[STATED GOAL]
Wherever the string "this" appears in a line, extract that line.

Rows from a dataset of charts and code:
[start]

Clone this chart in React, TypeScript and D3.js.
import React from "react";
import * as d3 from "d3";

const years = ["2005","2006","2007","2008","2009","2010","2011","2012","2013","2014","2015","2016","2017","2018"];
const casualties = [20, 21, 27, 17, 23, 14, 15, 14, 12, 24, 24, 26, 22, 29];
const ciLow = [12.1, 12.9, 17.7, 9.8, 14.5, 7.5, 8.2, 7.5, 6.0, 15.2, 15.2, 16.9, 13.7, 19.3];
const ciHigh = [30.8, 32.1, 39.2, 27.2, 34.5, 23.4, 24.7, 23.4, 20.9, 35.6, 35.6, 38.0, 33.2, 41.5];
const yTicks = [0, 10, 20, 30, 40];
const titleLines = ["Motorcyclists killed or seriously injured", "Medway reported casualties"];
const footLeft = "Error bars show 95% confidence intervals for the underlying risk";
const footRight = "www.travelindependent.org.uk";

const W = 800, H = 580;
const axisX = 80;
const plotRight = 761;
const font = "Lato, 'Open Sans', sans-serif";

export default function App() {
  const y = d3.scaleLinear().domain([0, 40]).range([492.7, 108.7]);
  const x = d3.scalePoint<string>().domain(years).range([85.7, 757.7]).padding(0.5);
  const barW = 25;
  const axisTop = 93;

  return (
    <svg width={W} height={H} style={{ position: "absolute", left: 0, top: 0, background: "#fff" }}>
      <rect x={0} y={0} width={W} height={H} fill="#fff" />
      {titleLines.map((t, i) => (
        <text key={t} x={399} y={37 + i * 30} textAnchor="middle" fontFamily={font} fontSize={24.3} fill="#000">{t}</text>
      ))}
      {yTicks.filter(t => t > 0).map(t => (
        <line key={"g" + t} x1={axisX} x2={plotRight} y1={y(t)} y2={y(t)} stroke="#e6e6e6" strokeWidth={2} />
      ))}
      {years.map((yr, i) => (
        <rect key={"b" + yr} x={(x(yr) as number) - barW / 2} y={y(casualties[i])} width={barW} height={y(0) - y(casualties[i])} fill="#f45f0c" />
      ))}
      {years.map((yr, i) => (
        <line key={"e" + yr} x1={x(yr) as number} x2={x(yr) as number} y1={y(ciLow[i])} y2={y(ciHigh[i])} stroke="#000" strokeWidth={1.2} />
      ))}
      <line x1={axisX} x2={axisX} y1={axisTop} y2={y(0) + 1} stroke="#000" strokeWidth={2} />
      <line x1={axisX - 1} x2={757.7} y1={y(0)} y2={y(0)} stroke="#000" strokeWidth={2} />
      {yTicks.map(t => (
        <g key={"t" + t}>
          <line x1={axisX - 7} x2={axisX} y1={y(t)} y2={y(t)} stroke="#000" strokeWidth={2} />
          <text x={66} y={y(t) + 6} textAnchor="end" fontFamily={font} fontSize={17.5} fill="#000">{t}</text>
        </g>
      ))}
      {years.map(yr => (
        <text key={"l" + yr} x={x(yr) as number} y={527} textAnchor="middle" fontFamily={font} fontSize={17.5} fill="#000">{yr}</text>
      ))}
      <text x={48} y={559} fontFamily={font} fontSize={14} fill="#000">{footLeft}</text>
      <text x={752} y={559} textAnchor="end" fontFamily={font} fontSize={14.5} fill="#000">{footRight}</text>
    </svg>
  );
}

[end]
[start]

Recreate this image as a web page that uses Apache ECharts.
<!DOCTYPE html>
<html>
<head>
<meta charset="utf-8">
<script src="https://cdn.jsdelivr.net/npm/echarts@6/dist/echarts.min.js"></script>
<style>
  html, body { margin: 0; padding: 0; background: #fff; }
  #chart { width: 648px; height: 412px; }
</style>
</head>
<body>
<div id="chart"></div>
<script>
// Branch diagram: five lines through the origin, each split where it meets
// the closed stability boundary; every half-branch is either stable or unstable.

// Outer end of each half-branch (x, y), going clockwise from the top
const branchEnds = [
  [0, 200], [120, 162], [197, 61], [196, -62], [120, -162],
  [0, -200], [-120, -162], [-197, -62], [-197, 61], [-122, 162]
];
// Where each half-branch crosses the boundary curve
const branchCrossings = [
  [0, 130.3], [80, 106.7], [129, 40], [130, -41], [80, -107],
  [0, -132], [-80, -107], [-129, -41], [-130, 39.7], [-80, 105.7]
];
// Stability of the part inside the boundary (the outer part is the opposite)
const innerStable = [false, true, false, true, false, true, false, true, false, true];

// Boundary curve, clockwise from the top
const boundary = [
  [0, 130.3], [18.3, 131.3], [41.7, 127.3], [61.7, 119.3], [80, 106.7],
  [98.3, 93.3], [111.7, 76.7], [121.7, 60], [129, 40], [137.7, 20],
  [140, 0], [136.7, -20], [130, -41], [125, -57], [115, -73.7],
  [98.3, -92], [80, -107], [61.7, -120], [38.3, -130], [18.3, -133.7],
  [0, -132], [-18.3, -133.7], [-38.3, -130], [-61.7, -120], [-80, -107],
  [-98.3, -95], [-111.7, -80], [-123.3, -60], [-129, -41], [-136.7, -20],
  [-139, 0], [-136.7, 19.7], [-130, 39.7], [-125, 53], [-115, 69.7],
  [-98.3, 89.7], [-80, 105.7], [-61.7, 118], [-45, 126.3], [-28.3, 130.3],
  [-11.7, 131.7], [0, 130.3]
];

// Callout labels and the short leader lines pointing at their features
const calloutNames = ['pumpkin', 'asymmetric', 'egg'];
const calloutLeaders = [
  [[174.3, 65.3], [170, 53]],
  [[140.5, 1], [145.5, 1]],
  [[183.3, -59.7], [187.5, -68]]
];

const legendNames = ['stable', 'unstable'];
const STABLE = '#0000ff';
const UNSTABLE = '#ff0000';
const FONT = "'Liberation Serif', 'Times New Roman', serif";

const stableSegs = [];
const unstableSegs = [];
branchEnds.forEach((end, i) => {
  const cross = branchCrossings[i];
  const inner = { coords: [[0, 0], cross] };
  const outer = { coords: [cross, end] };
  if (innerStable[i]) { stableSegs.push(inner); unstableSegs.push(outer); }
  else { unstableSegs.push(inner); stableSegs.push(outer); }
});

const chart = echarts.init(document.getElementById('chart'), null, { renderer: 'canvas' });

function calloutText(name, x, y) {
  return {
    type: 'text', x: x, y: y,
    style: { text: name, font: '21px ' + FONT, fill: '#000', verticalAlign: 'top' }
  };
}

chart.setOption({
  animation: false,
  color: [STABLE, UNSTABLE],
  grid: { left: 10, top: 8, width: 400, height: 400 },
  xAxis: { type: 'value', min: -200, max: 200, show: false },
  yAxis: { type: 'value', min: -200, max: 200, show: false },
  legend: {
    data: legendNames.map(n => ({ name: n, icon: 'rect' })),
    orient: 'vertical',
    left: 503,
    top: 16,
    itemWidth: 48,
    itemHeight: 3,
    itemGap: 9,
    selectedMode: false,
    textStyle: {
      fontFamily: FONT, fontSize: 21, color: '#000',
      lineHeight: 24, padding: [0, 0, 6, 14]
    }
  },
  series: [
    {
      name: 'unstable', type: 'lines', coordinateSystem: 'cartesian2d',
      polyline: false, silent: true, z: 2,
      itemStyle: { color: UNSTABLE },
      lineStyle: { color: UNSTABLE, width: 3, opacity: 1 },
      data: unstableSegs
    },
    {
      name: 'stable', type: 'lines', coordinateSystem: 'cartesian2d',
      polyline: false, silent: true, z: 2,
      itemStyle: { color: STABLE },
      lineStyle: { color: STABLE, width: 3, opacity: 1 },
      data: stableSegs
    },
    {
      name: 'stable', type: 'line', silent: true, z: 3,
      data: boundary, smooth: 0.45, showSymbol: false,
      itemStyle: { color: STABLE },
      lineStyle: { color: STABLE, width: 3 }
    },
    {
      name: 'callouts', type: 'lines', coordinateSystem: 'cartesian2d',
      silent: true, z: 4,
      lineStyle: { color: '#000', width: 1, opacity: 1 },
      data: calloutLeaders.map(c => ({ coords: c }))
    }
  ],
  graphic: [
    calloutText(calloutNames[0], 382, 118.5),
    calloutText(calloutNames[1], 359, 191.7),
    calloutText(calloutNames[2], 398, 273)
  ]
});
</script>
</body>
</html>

[end]
[start]

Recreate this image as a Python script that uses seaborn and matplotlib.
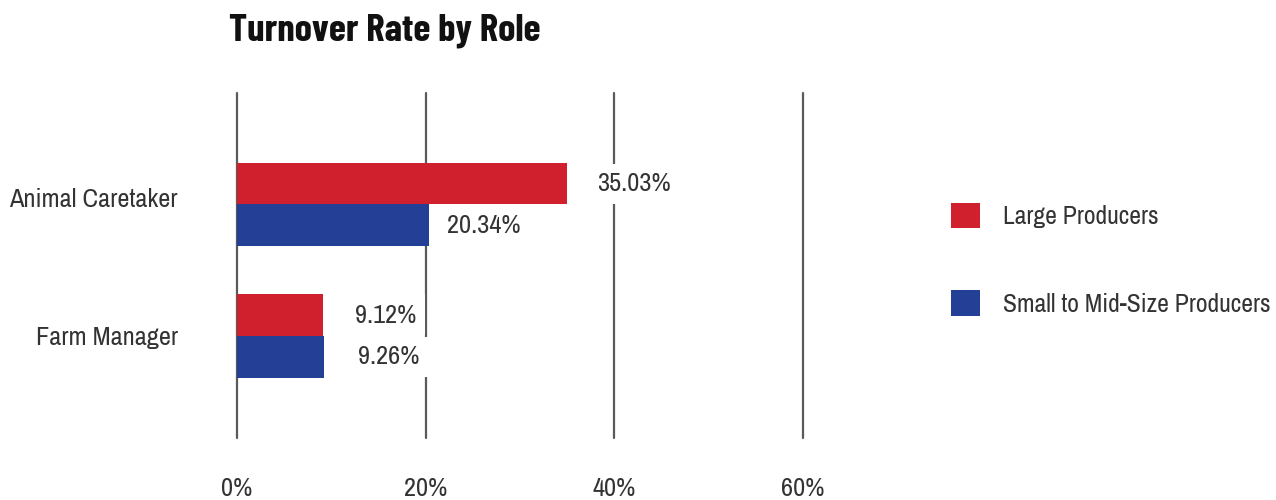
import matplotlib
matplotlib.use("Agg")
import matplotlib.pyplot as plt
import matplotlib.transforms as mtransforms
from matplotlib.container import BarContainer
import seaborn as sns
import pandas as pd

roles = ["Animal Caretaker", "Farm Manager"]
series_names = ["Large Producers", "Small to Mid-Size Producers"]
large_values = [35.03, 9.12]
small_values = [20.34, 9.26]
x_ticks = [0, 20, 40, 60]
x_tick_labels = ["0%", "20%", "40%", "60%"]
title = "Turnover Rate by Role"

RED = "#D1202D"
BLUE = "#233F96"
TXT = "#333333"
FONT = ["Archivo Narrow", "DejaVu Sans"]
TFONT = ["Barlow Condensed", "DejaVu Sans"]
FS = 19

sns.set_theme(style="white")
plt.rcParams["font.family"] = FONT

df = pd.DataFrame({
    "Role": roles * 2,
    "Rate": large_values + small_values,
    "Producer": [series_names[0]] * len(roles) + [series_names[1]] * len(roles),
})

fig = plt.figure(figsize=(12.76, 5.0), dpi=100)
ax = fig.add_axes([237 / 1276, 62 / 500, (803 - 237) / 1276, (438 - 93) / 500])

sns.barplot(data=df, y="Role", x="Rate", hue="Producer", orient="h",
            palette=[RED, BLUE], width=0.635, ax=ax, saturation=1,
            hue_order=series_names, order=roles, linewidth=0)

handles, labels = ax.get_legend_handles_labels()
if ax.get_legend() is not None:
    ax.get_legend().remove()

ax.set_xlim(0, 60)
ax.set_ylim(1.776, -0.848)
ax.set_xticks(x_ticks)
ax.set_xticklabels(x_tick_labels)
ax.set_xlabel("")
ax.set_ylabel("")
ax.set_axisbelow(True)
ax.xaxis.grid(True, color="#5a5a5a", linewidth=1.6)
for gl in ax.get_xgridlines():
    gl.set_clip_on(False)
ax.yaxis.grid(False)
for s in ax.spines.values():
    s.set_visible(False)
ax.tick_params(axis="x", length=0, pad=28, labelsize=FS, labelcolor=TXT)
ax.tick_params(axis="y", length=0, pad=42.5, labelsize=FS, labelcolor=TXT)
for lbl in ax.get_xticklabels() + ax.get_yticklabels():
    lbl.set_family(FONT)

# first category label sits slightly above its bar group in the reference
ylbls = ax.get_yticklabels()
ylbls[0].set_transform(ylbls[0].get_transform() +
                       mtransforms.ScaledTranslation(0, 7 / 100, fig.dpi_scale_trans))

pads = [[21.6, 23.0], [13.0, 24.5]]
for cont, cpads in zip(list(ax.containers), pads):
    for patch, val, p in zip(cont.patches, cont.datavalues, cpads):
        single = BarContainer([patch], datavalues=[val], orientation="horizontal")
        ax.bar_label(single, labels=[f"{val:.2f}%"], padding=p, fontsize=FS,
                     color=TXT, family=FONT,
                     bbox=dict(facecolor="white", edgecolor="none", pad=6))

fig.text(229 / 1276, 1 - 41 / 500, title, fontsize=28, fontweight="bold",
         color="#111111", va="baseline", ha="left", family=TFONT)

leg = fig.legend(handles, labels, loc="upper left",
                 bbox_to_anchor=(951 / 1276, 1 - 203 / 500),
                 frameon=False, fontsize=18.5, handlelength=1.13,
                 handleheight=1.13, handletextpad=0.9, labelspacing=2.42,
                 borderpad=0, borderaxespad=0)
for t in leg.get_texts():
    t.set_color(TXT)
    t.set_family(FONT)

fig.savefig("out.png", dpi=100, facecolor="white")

[end]

[SOLUTION TO THE PROBLEM]
Clone this chart in React, TypeScript and D3.js.
Recreate this image as a web page that uses Apache ECharts.
Recreate this image as a Python script that uses seaborn and matplotlib.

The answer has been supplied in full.